|Cayenne doing her favorite thing: chilling in the yard.|
But from a frugality standpoint, this house might not be completely ideal. We spent around $343k for the house, a full $13,000 over what we'd initially set as our maximum budget. And there's a pool: complete with a vacuum and skimmer that run at night, and chemicals that need to be purchased every so often. I think emotions may have gotten the better of us on this one, but we want what we want. On the plus side, the house is exactly what we were looking for: a white kitchen that's already done, with those little scoop handles on the pull-out drawers. Bathrooms that match the kitchen, and a big back yard with a covered patio and a grassy area for the dogs. Basically, it's done. We don't have to paint a wall or turn a screw.
Since this is supposedly a personal finance blog, let's run through some numbers, and a big decision we have to make with our old house.
New Home Purchase:
- $343,000 purchase price
- $69,000 down payment
- roughly $5,000 in transaction costs, initial insurance & escrow, etc.
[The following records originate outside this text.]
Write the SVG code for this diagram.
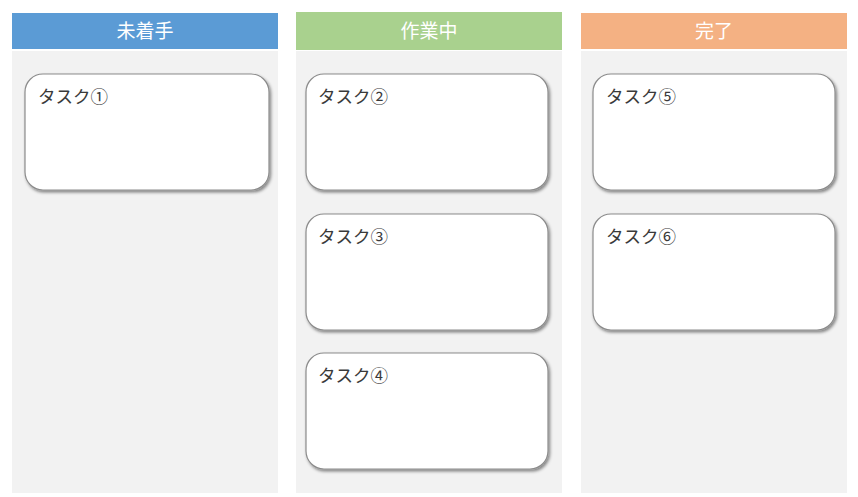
<svg xmlns="http://www.w3.org/2000/svg" width="858" height="497" viewBox="0 0 858 497">
<defs>
<filter id="sh" x="-10%" y="-10%" width="125%" height="130%">
<feDropShadow dx="1.5" dy="2" stdDeviation="1.5" flood-color="#000" flood-opacity="0.45"/>
</filter>
<style>
.panel{fill:#f2f2f2}
.hdr-t{font-family:"Liberation Sans","Noto Sans CJK JP",sans-serif;font-size:19px;fill:#ffffff;text-anchor:middle}
.card{fill:#ffffff;stroke:#8c8c8c;stroke-width:1.2;filter:url(#sh)}
.card-t{font-family:"Liberation Sans","Noto Sans CJK JP",sans-serif;font-size:17.5px;fill:#3a3a3a}
</style>
</defs>
<rect width="858" height="497" fill="#ffffff"/>
<g id="col-todo">
<rect class="panel" x="12" y="51" width="266" height="442"/>
<rect x="12" y="13" width="266" height="36" fill="#5b9bd5"/>
<text class="hdr-t" x="145" y="38">未着手</text>
</g>
<g id="col-doing">
<rect class="panel" x="296" y="51" width="266" height="442"/>
<rect x="296" y="12" width="266" height="38" fill="#a9d18e"/>
<text class="hdr-t" x="429" y="38">作業中</text>
</g>
<g id="col-done">
<rect class="panel" x="581" y="51" width="266" height="442"/>
<rect x="581" y="13" width="266" height="36" fill="#f4b183"/>
<text class="hdr-t" x="714" y="38">完了</text>
</g>
<g id="task1">
<rect class="card" x="25" y="74" width="244" height="116" rx="18"/>
<text class="card-t" x="38" y="103">タスク①</text>
</g>
<g id="task2">
<rect class="card" x="306" y="74" width="242" height="116" rx="18"/>
<text class="card-t" x="318" y="103">タスク②</text>
</g>
<g id="task3">
<rect class="card" x="306" y="214" width="242" height="116" rx="18"/>
<text class="card-t" x="318" y="243">タスク③</text>
</g>
<g id="task4">
<rect class="card" x="306" y="353" width="242" height="116" rx="18"/>
<text class="card-t" x="318" y="382">タスク④</text>
</g>
<g id="task5">
<rect class="card" x="593" y="74" width="242" height="116" rx="18"/>
<text class="card-t" x="606" y="103">タスク⑤</text>
</g>
<g id="task6">
<rect class="card" x="593" y="214" width="242" height="116" rx="18"/>
<text class="card-t" x="606" y="243">タスク⑥</text>
</g>
<g id="connectors"/>
</svg>
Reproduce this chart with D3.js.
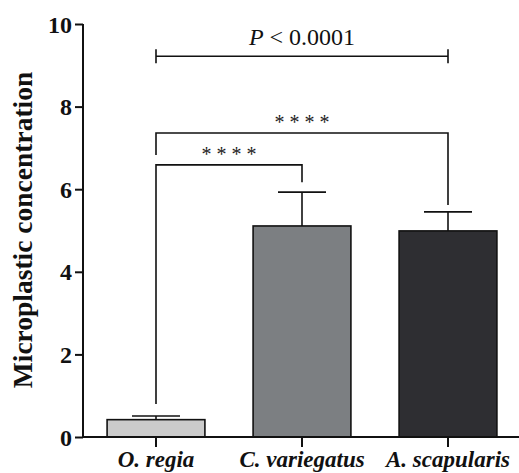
<!DOCTYPE html>
<html><head><meta charset="utf-8">
<script src="https://cdn.jsdelivr.net/npm/d3@7"></script>
<style>body{margin:0;background:#fff}svg{display:block}</style>
</head><body>
<svg id="c" width="519" height="473"></svg>
<script>
const categories = ["O. regia", "C. variegatus", "A. scapularis"];
const means = [0.42, 5.11, 4.99];
const errors = [0.09, 0.82, 0.46];
const barColors = ["#cbcbcb", "#7c7f82", "#2e2e32"];
const yTicks = [0, 2, 4, 6, 8, 10];
const yLabel = "Microplastic concentration";
// significance brackets: from, to, bar level, left leg end, right leg end, label
const brackets = [
  {from: 0, to: 1, level: 6.59, leftEnd: 0.80, rightEnd: 6.17, label: "* * * *"},
  {from: 0, to: 2, level: 7.36, leftEnd: 6.83, rightEnd: 5.62, label: "* * * *"}
];
const pLine = {from: 0, to: 2, level: 9.22, label: "< 0.0001"};

const svg = d3.select("#c");
const serif = "'Liberation Serif','Times New Roman',serif";
const y = d3.scaleLinear().domain([0, 10]).range([437, 24]);
const x = d3.scaleBand().domain(categories).range([83, 521]).paddingInner(0.33).paddingOuter(0.165);
const cx = i => x(categories[i]) + x.bandwidth() / 2;

// bars
svg.selectAll("rect.bar").data(categories).join("rect")
  .attr("x", d => x(d)).attr("y", (d, i) => y(means[i]))
  .attr("width", x.bandwidth()).attr("height", (d, i) => y(0) - y(means[i]))
  .attr("fill", (d, i) => barColors[i]).attr("stroke", "#111").attr("stroke-width", 1.6);

// error bars
const capW = 48;
categories.forEach((c, i) => {
  const g = svg.append("g").attr("stroke", "#111").attr("stroke-width", 1.6);
  g.append("line").attr("x1", cx(i)).attr("x2", cx(i)).attr("y1", y(means[i])).attr("y2", y(means[i] + errors[i]));
  g.append("line").attr("x1", cx(i) - capW / 2).attr("x2", cx(i) + capW / 2).attr("y1", y(means[i] + errors[i])).attr("y2", y(means[i] + errors[i]));
});

// axes
const yAxis = svg.append("g").attr("transform", "translate(83,0)")
  .call(d3.axisLeft(y).tickValues(yTicks).tickSize(8).tickPadding(3));
const xAxis = svg.append("g").attr("transform", "translate(0,437)")
  .call(d3.axisBottom(x).tickSize(10).tickPadding(4));
[yAxis, xAxis].forEach(a => {
  a.select(".domain").attr("stroke", "#111").attr("stroke-width", 2);
  a.selectAll(".tick line").attr("stroke", "#111").attr("stroke-width", 2);
});
yAxis.select(".domain").attr("d", "M0,24V437");
xAxis.select(".domain").attr("d", "M83,0H519");
yAxis.selectAll(".tick text").attr("font-family", serif).attr("font-weight", "bold")
  .attr("font-size", 24).attr("fill", "#111").attr("dy", "0.34em");
xAxis.selectAll(".tick text").attr("font-family", serif).attr("font-weight", "bold")
  .attr("font-style", "italic").attr("font-size", 23).attr("fill", "#111")
  .attr("y", 30).attr("dy", 0);

// y label
svg.append("text").attr("transform", "translate(32,230) rotate(-90)")
  .attr("text-anchor", "middle").attr("font-family", serif).attr("font-weight", "bold")
  .attr("font-size", 27.5).attr("fill", "#111").text(yLabel);

// brackets
brackets.forEach(b => {
  const x1 = cx(b.from), x2 = cx(b.to);
  svg.append("path").attr("fill", "none").attr("stroke", "#111").attr("stroke-width", 1.6)
    .attr("d", `M${x1},${y(b.leftEnd)}V${y(b.level)}H${x2}V${y(b.rightEnd)}`);
  svg.append("text").attr("x", (x1 + x2) / 2).attr("y", y(b.level) - 4)
    .attr("text-anchor", "middle").attr("font-family", serif).attr("font-size", 20)
    .attr("fill", "#222").text(b.label);
});

// P line
{
  const x1 = cx(pLine.from), x2 = cx(pLine.to), yy = y(pLine.level);
  svg.append("path").attr("fill", "none").attr("stroke", "#111").attr("stroke-width", 1.6)
    .attr("d", `M${x1},${yy}H${x2}M${x1},${yy - 7}V${yy + 7}M${x2},${yy - 7}V${yy + 7}`);
  const t = svg.append("text").attr("x", (x1 + x2) / 2).attr("y", yy - 11)
    .attr("text-anchor", "middle").attr("font-family", serif).attr("font-size", 24).attr("fill", "#111");
  t.append("tspan").attr("font-style", "italic").text("P");
  t.append("tspan").text(" " + pLine.label);
}
</script>
</body></html>
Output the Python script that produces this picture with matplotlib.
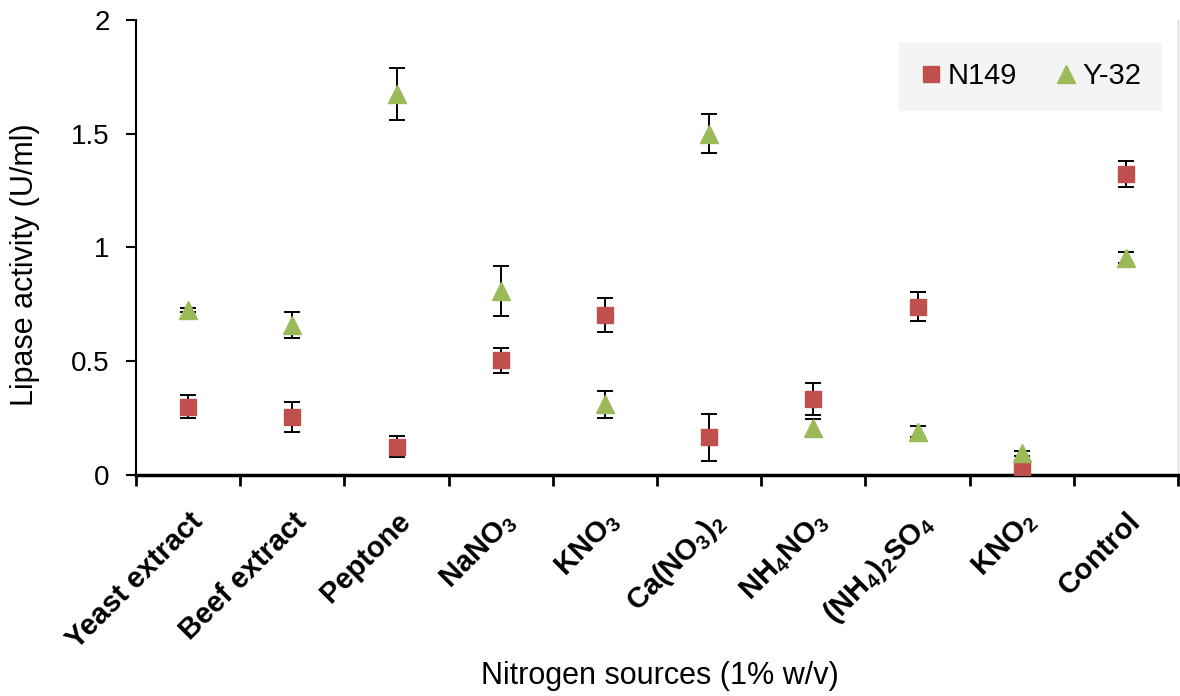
import matplotlib
matplotlib.use("Agg")
import matplotlib.pyplot as plt
from matplotlib.lines import Line2D
import numpy as np

plt.rcParams['font.family'] = ['Liberation Sans', 'DejaVu Sans']
plt.rcParams['mathtext.default'] = 'regular'

sources = ["Yeast extract", "Beef extract", "Peptone", "NaNO$_3$", "KNO$_3$",
           "Ca(NO$_3$)$_2$", "NH$_4$NO$_3$", "(NH$_4$)$_2$SO$_4$", "KNO$_2$", "Control"]

n149 = [0.30, 0.255, 0.125, 0.505, 0.705, 0.165, 0.335, 0.74, 0.03, 1.325]
n149_err = [0.05, 0.065, 0.045, 0.055, 0.075, 0.105, 0.07, 0.063, 0.01, 0.057]

y32 = [0.725, 0.66, 1.675, 0.81, 0.31, 1.50, 0.205, 0.19, 0.095, 0.955]
y32_err = [0.01, 0.058, 0.115, 0.11, 0.058, 0.085, 0.04, 0.025, 0.012, 0.025]

red = "#C0504D"
green = "#9BBB59"

fig = plt.figure(figsize=(11.8, 6.96), dpi=100)
ax = fig.add_axes([0.1153, 0.3175, 0.8830, 0.6538])

x = np.arange(1, len(sources) + 1)

ax.errorbar(x, n149, yerr=n149_err, fmt='s', color=red, ms=12, mec=red,
            ecolor='black', elinewidth=1.4, capsize=5.5, capthick=1.4, zorder=3)
ax.errorbar(x, y32, yerr=y32_err, fmt='^', color=green, ms=13, mec=green,
            ecolor='black', elinewidth=1.4, capsize=5.5, capthick=1.4, zorder=3)

ax.set_xlim(0.5, 10.5)
ax.set_ylim(0, 2)
ax.set_yticks([0, 0.5, 1, 1.5, 2])
ax.set_yticklabels(["0", "0.5", "1", "1.5", "2"])

# Ticks sit between categories, labels at category centres
ax.set_xticks(np.arange(0.5, 11.0, 1.0))
ax.set_xticklabels([])
ax.set_xticks(x, minor=True)
ax.set_xticklabels(sources, minor=True, rotation=45, ha='right', va='top',
                   rotation_mode='anchor', fontweight='bold', fontsize=21)
ax.tick_params(axis='x', which='minor', length=0, pad=23)
ax.tick_params(axis='x', which='major', direction='out', length=8, width=2)
ax.tick_params(axis='y', direction='out', length=7, width=1.5, labelsize=20, pad=12)

ax.spines['top'].set_visible(False)
ax.spines['right'].set_color('#D9D9D9')
ax.spines['right'].set_linewidth(1)
ax.spines['left'].set_linewidth(1.5)
ax.spines['bottom'].set_linewidth(2.5)

ax.set_ylabel("Lipase activity (U/ml)", fontsize=22)
ax.yaxis.set_label_coords(-0.1065, 0.4615)
ax.yaxis.label.set_va('center')
ax.set_xlabel("Nitrogen sources (1% w/v)", fontsize=22)
ax.xaxis.set_label_coords(0.503, -0.442)
ax.xaxis.label.set_va('center')

handles = [Line2D([], [], marker='s', ls='none', color=red, ms=12),
           Line2D([], [], marker='^', ls='none', color=green, ms=13)]
leg = ax.legend(handles, ["N149", "Y-32"], loc='upper right',
                bbox_to_anchor=(0.9846, 0.9516), borderaxespad=0, ncol=2,
                fontsize=21, frameon=True, fancybox=False, handlelength=0.8,
                handletextpad=0.15, columnspacing=1.3, borderpad=0.7)
leg.get_frame().set_facecolor('#F2F2F2')
leg.get_frame().set_edgecolor('none')

fig.savefig("out.png", dpi=100)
- Approximately $175,000 in additional mortgage debt (compared to the old house) at 4.2% that is mostly (but not totally) offset by the additional investment dollars outlined below.
Old Home Sales Scenarios:
- Scenario 1: Traditional sale via a realtor, estimated $230k-$250k sales price, netting between $213.5k - $232.5k after paying 5% realtor fees and investing $5k in repairs/landscaping for a retail sale. After paying off the $98,000 mortgage, we'd have between $115,500 - $134,500 to invest. Our plan is to invest approximately 25% of that in a lump sum, and to dollar cost average the other 75%, monthly, over two years.
- Scenario 2: Sell to an investor for $225k (which is the current offer). This would also be the net, as they pay all closing costs, cut out the realtor fees, and require no repairs. After paying off the $98,000 mortgage, we'd have $127,000 to invest.
- Scenario 3: Partner with our old neighbors, an architect and an interior designer, to flip the house. Their design is to add 600 square feet with a bedroom and expand the common living space, gutting the kitchen and baths: more or less a total remodel. We each would invest $50,000 into the renovation, split the mortgage, insurance, and utilities for the 6-9 month timeline (approximately $400/month per couple, so $2,400 - $3,600 total), aim to sell for $415,000, paying $17,000 to a realtor, and then splitting the profits. Agreeing to an initial "sales" price of $230,000 (i.e. - the baseline from where our profit is calculated), adding in the $100,000 in renovation costs and the $4,800 - $7,200 in holding costs, each couple would hypothetically net between $30,400 and $31,600 in profit. After paying off the $98,000 mortgage, we'd have between $162,400 - $163,600 to invest. But the sales price could range between $390k and $425k, changing those figures quite a bit.
My heart says to go for scenario three, but it's clearly fraught with the most risk, the most effort, and the most stress over the rest of the year. I'm tempted by the ROI on our $50,000 investment. But I'm even more attracted by the opportunity to build something great out of our first house, and improve the neighborhood. Even though we would not be expected to help in any way with the construction, we'd learn a lot of new skills just by volunteering and watching the renovation. And it has all the allures of a big challenge: something that you're not quite sure you can do, but you just might pull it off, and there's that feeling in your stomach that says, "You can. You should."
But that's just looking at the upside. There's plenty of bad outcomes, too: the renovation goes over budget and over timeline, the sales price is lower than we expected, and no one makes any real money off the deal despite working on it for the better part of a year. The sales price at which we'd actually lose money seems to be anything less than $355k. So long as we sold at that price, we'd get our $50,000 renovation budget back as well as the holding costs, pay the realtors, and we'd be back down to the original $230,000 we agreed upon, only suffering opportunity costs, a lot of headaches, and maybe a friendship if we're unlucky.
Which brings us to scenario two: the easy money from an investor. While it's not a home run, it does get us a quick sale with the property as-is and a pretty crazy return, considering we bought the house for $132,000 back in 2010. My head is telling me this is the smart choice: just take the bird in the hand and be happy with the returns we got. And we could use a little simplicity around now, as we're also trying to sell one of our investment properties (a story for another day) and to start a family this summer. Maybe the stress of a flip is the last damn thing we need.
Scenario one, while definitely the most traditional and straightforward approach, is the least attractive to me. But they do say never to sell your home to an investor, so I suppose I should give the retail sale more consideration.
Well, I've rambled on long enough. As we tend to do, we'd like to ask our smart readers to help us see the forest for the trees, and let us know which scenario you think is the best for our situation. (I keep having trouble with polls in Blogger, so please just leave your choice in the comments below.)
For now, it's time to walk around barefoot in the yard, sip a beer, throw the ball around with Cayenne, forget about all this house selling nonsense for a while, and just enjoy our home. Thanks for reading.